Feeling as if I had no real value I spent as much time as possible immersing myself in activities in school and outside of school. These outlets gave me the feelings of worth that I craved. I thought that if I excelled in all I did, then I wouldn’t disappoint my parents. I felt that way about God too. If I could be the best person I could be then I would please Him and hopefully go to heaven when I died. I thought about God a lot and lived in doubt and fear most of the time, causing me to strive harder to obtain perfection. I couldn’t help thinking that there just had to be more to life.
Little did I realize that God was already reaching out to me as a scared and emotionally wounded young woman. At age eighteen, after graduation from high school, I met a man through my job who became a bright light and a way out of my confusing home life. Soon afterward we married. I am so grateful for God’s hand on our lives as I’m not sure I’d be here at all if it weren’t for the gift of my husband.

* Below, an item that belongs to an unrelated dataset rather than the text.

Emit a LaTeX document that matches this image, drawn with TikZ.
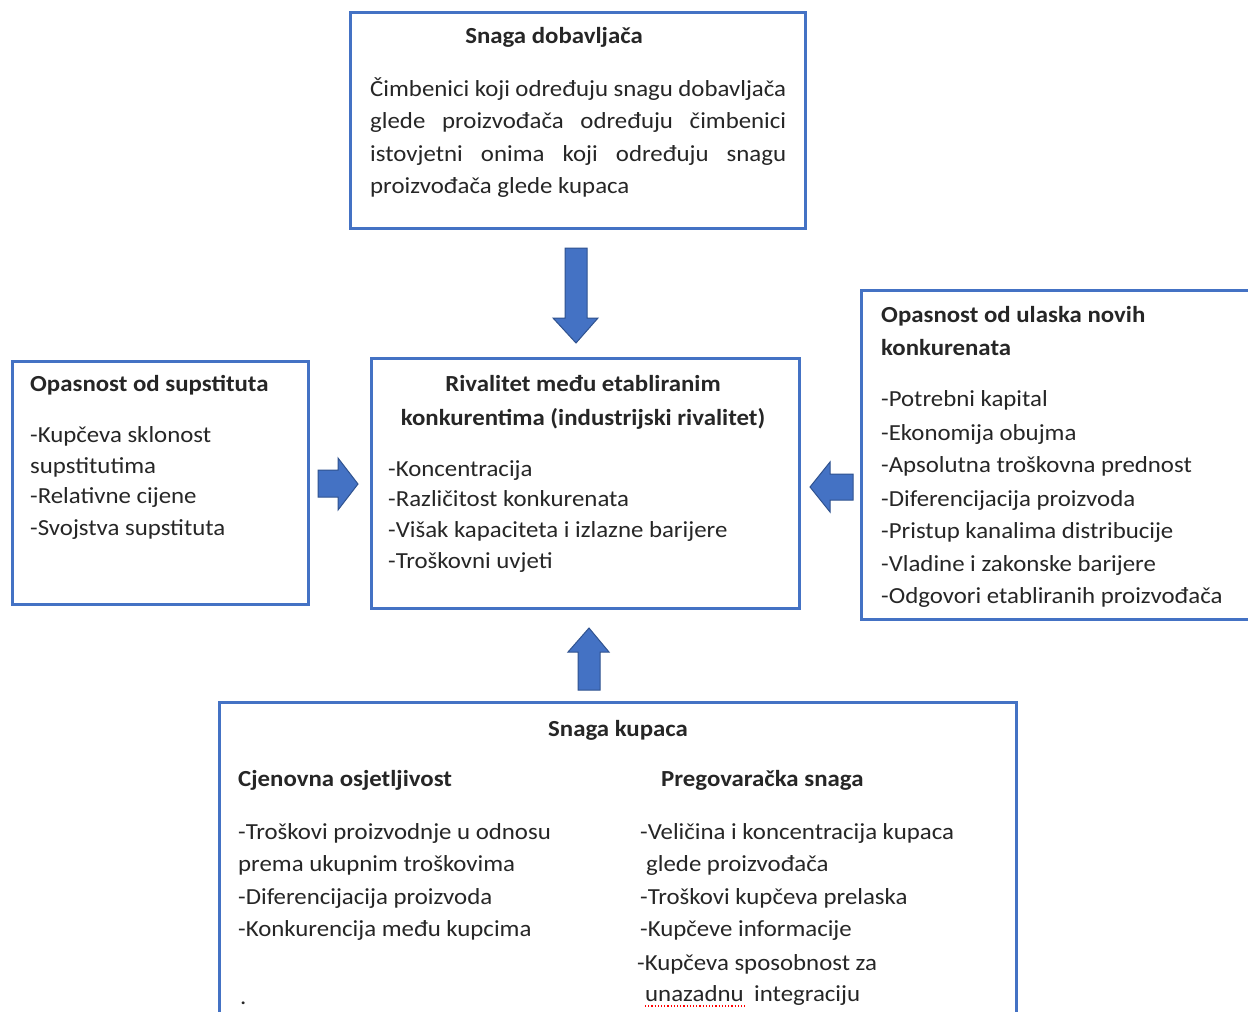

Things turned around for me, and I can honestly say life was tons of fun, but something remained missing. I loved God and went to church on Sunday, taking our two beautiful daughters with me. When I walked out of church I hoped God was pleased with me. Yet most of the time I felt an emptiness. I had so many questions but I didn’t know who to turn to for answers.
When my oldest daughter was in kindergarten she made friends with one little girl. The two had constant play dates that forced me to have contact with “the mom.” She was nice as could be, but made me very uncomfortable with her “Jesus” talk. Little by little the uncomfortable feelings were replaced with trust. I slowly began asking some of my unanswered questions. Very gently she would reveal truth to me by opening her Bible and showing me the answers I longed to understand.

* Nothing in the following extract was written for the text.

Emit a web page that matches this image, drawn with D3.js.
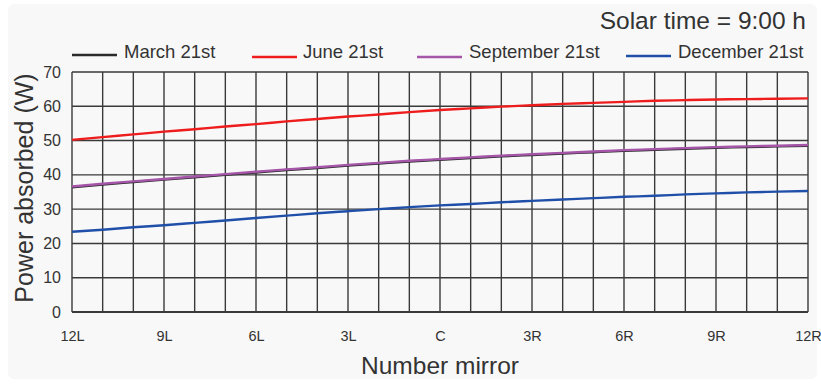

A year and a half later after many talks with my friend – whether sitting in her living room, on the porch, or in the kitchen – my eyes and heart opened to the most wonderful truths I had ever heard.
Jesus is God in the flesh.
Jesus loves me the way I am and doesn’t need me to be good enough to earn His love.
Jesus willingly died on a cross to take the punishment I deserve for all my sins.
Jesus’ death provides the only way to live in eternity with Him.
Jesus calls me friend, sister and co-heir with Him.
Jesus is preparing a place for me in heaven and one day will come to take me there with Him.
Jesus helped me see what unconditional love truly is.
Jesus is all I need!
After I came to know Christ, I told my husband about a men’s breakfast at the new church the girls and I attended. With the appeal of a meal he went and met some of the husbands of my new friends. Even though my husband didn’t join us on Sunday mornings, he felt drawn to go to a concert at the church where he heard a message that caused him to give his heart to Jesus. We began attending church as a family and remain amazed at how Jesus has changed our lives.
I am no longer identified by the hurtful names I was called. I have a new identity in Christ and see myself as God sees me. I am a daughter of the King of kings! It may sound silly but I often imagine myself climbing onto my Abba Father’s lap as He sits on His throne. I cuddle and bask in His love. It’s in His Presence, and His Presence alone, that I receive all the warm fuzzies I’ll ever need.